Gov. Ron DeSantis, however, called a special legislative session in May to address widespread problems in the state’s property-insurance system. As part of that session, lawmakers changed advertising restrictions on roofing contractors, “resolving the complaints” of the plaintiffs and intervenors in the case, according to a filing Friday by attorneys for both sides.

“In sum, the declaratory and injunctive relief sought in the complaints is now ‘inappropriate’ and the case is moot,” the filing said.

Roof-damage claims have been a major issue as property insurers have dropped policies and dramatically raised rates during the past two years. Insurers blame questionable, if not fraudulent, roof-damage claims for contributing to financial losses. They contend roofers have improperly advertised and solicited business from homeowners.

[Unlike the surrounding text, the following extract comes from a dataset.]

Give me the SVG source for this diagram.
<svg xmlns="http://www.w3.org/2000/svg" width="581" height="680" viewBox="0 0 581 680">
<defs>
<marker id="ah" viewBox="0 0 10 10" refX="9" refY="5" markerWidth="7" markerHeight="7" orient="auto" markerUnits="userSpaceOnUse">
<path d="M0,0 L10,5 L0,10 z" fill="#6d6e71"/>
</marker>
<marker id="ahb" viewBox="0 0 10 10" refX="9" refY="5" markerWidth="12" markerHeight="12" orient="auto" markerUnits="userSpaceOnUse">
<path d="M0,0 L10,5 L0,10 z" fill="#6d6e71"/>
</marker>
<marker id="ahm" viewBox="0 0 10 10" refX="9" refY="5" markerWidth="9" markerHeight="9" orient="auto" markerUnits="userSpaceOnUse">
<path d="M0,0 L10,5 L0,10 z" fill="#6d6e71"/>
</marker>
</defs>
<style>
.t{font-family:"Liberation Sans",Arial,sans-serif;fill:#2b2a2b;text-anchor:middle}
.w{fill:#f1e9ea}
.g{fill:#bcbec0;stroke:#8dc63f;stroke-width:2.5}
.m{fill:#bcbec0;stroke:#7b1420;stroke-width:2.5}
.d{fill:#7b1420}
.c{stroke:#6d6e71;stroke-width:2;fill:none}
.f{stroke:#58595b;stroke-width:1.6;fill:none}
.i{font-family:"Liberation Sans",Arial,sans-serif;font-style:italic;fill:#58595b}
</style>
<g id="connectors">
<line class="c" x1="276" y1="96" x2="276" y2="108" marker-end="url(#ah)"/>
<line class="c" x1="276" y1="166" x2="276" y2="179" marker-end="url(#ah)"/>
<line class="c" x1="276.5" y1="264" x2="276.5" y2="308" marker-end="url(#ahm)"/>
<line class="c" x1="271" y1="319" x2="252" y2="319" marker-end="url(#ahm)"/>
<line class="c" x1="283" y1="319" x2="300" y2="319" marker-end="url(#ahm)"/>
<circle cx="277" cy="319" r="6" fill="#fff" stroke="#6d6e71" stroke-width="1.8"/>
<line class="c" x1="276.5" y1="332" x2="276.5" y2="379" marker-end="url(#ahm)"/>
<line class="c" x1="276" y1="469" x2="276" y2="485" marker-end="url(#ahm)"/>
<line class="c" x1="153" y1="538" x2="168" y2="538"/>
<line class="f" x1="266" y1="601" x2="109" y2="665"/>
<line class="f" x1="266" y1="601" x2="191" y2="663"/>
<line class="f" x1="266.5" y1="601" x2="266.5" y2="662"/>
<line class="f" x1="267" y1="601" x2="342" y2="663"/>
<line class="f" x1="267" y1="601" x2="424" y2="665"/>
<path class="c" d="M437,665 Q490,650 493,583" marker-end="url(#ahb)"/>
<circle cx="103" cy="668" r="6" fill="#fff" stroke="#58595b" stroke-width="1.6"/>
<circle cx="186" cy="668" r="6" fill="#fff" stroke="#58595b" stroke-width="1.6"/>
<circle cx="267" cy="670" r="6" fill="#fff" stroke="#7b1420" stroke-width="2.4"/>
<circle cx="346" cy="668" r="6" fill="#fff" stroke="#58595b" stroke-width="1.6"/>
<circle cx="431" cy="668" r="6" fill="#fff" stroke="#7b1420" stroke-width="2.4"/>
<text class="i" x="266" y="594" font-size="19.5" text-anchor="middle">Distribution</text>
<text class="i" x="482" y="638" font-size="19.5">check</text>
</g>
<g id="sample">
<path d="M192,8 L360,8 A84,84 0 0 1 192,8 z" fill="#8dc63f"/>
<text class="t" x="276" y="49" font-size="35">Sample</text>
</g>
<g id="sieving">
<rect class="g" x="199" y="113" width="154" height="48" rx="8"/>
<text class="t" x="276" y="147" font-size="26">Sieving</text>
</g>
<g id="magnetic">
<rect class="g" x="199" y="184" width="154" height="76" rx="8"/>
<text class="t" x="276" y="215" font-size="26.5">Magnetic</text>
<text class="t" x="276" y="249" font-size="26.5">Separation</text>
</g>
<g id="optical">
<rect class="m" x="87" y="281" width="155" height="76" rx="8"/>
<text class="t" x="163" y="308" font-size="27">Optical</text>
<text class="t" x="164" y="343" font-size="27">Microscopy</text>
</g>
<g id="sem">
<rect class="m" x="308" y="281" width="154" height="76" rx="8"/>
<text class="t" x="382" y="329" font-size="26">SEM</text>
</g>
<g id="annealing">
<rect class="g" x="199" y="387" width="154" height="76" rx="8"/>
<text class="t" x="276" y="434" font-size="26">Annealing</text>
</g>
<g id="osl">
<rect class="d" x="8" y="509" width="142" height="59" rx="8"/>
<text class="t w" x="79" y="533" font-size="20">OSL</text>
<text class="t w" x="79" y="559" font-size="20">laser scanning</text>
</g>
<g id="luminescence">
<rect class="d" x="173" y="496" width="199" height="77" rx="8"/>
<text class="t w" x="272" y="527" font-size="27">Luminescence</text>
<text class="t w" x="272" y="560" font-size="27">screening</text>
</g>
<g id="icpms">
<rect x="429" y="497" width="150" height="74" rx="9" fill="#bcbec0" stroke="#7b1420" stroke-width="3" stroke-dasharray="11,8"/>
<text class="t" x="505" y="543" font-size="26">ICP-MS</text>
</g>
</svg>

The 2021 law sought to prevent contractors from soliciting homeowners to file insurance claims through a “prohibited advertisement.” The law defined a prohibited advertisement as “any written or electronic communication by a contractor that encourages, instructs or induces a consumer to contact a contractor or public adjuster for the purpose of making an insurance claim for roof damage. The term includes, but is not limited to, door hangers, business cards, magnets, flyers, pamphlets and emails.”

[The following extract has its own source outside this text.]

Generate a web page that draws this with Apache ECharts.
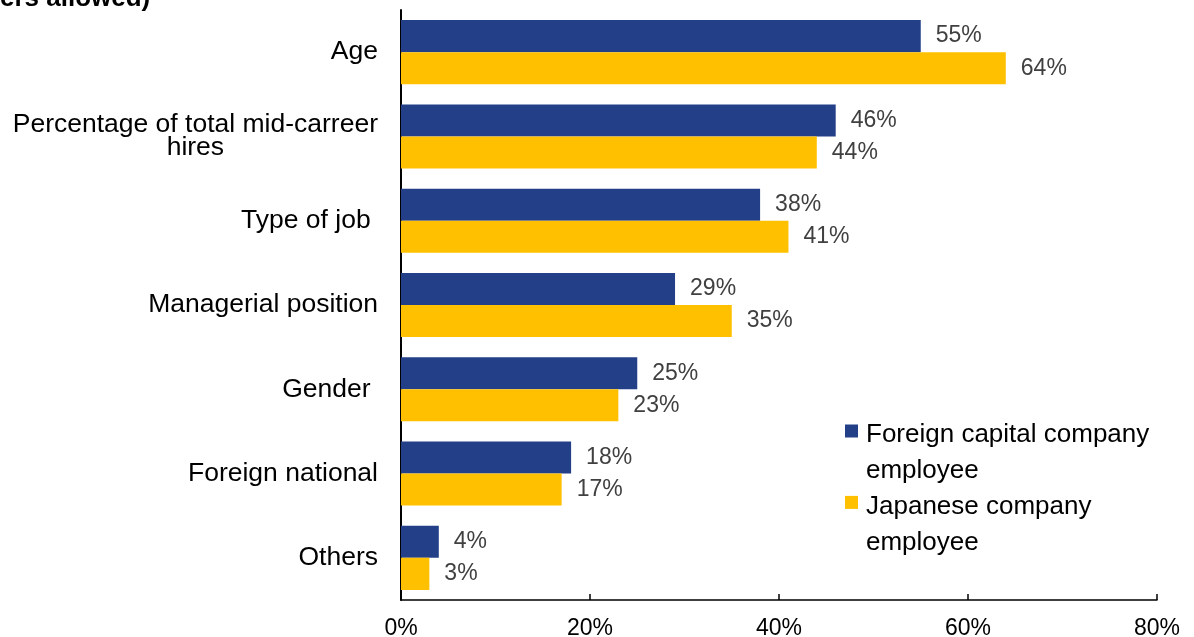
<!DOCTYPE html>
<html>
<head>
<meta charset="utf-8">
<script src="https://cdn.jsdelivr.net/npm/echarts@6/dist/echarts.min.js"></script>
<style>
  html, body { margin: 0; padding: 0; background: #ffffff; }
  #chart { width: 1194px; height: 637px; }
</style>
</head>
<body>
<div id="chart"></div>
<script>
// Attributes considered when hiring mid-career staff (%)
const categories = [
  'Age',
  'Percentage of total mid-carreer\nhires',
  'Type of job ',
  'Managerial position',
  'Gender ',
  'Foreign national',
  'Others'
];
const foreignCapital = [55, 46, 38, 29, 25, 18, 4];
const japaneseCompany = [64, 44, 41, 35, 23, 17, 3];
const seriesNames = ['Foreign capital company\nemployee', 'Japanese company\nemployee'];
const xTicks = [0, 20, 40, 60, 80];
const headerText = 'ers allowed)';

const FONT = '"Liberation Sans", Arial, Helvetica, sans-serif';
const NAVY = '#233F88';
const GOLD = '#FFC000';

// width of the first line of a label, used to centre multi-line labels
function textWidth(str, size) {
  const ctx = document.createElement('canvas').getContext('2d');
  ctx.font = size + 'px ' + FONT;
  return ctx.measureText(str).width;
}

const labelSize = 26.5;
const yData = categories.map(function (c) {
  if (c.indexOf('\n') < 0) return c;
  const w = textWidth(c.split('\n')[0], labelSize);
  return {
    value: c,
    textStyle: { align: 'center', lineHeight: 23, padding: [0, w, 0, 0] }
  };
});

const chart = echarts.init(document.getElementById('chart'), null, { renderer: 'canvas' });

const valueLabel = {
  show: true,
  position: 'right',
  distance: 15,
  formatter: '{c}%',
  fontFamily: FONT,
  fontSize: 23,
  color: '#404040'
};

chart.setOption({
  animation: false,
  backgroundColor: '#ffffff',
  textStyle: { fontFamily: FONT },
  graphic: [{
    type: 'text',
    left: 0,
    x: -1,
    y: -1,
    style: {
      text: headerText,
      font: 'bold 26px ' + FONT,
      fill: '#000000',
      verticalAlign: 'middle'
    }
  }],
  grid: { left: 401, right: 37, top: 10, bottom: 37, containLabel: false, outerBoundsMode: 'none' },
  legend: {
    data: seriesNames,
    orient: 'vertical',
    left: 845,
    top: 390,
    padding: 0,
    itemWidth: 13,
    itemHeight: 13,
    itemGap: -22.6,
    icon: 'rect',
    selectedMode: false,
    // a short spacer line on top keeps the marker level with the first text line
    formatter: function (name) {
      return '{gap| }\n{t|' + name.split('\n').join('}\n{t|') + '}';
    },
    textStyle: {
      fontFamily: FONT,
      fontSize: 26,
      color: '#000000',
      rich: {
        gap: { fontSize: 10, lineHeight: 44 },
        t: { fontFamily: FONT, fontSize: 26, lineHeight: 36, color: '#000000', padding: [0, 0, 0, 3] }
      }
    }
  },
  xAxis: {
    type: 'value',
    min: xTicks[0],
    max: xTicks[xTicks.length - 1],
    interval: xTicks[1] - xTicks[0],
    splitLine: { show: false },
    axisLine: { show: true, lineStyle: { color: '#000000', width: 1.5 } },
    axisTick: { show: true, inside: true, length: 6, lineStyle: { color: '#000000', width: 1.5 } },
    axisLabel: {
      formatter: '{value}%',
      fontFamily: FONT,
      fontSize: 23,
      color: '#000000',
      margin: 17,
      showMinLabel: true,
      showMaxLabel: true
    }
  },
  yAxis: {
    type: 'category',
    inverse: true,
    data: yData,
    axisLine: { show: true, lineStyle: { color: '#000000', width: 2 } },
    axisTick: { show: false },
    axisLabel: {
      fontFamily: FONT,
      fontSize: labelSize,
      color: '#000000',
      margin: 23,
      interval: 0
    }
  },
  series: [
    {
      name: seriesNames[0],
      type: 'bar',
      data: foreignCapital,
      barGap: '0%',
      barCategoryGap: '24%',
      itemStyle: { color: NAVY },
      label: valueLabel
    },
    {
      name: seriesNames[1],
      type: 'bar',
      data: japaneseCompany,
      barGap: '0%',
      barCategoryGap: '24%',
      itemStyle: { color: GOLD },
      label: valueLabel
    }
  ]
});
</script>
</body>
</html>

But in issuing the preliminary injunction, Walker wrote that the law violated protected speech.

“It is also clear that the threatened injuries to plaintiff from banning plaintiff’s truthful commercial speech outweighs the state’s interest in preventing fraud, protecting consumers from exploitation and stabilizing the insurance market,” Walker wrote.

During last month’s special session, lawmakers made a series of roofing-related changes, including scaling back the definition of a “prohibited advertisement.” Under the change, the law requires advertisements to include disclaimers about issues, such as informing consumers that they’re required to pay any deductibles and that it is fraudulent to file insurance claims that include false or misleading information. Advertisements that do not include the disclaimers would be considered prohibited.

It remains unclear, however, whether the revamped prohibition will face a challenge.

The Restoration Association of Florida and Apex Roofing and Reconstruction LLC filed a separate federal lawsuit last year that raised First Amendment challenges to the 2021 law. That case remains pending, and U.S. District Judge Allen Winsor last week gave the plaintiffs until June 27 to file an amended complaint that considers the new law.

Along with revamping the definition of a prohibited advertisement, the new law also included changes such as allowing insurers to collect 2% deductibles from policyholders for roof-damage repairs.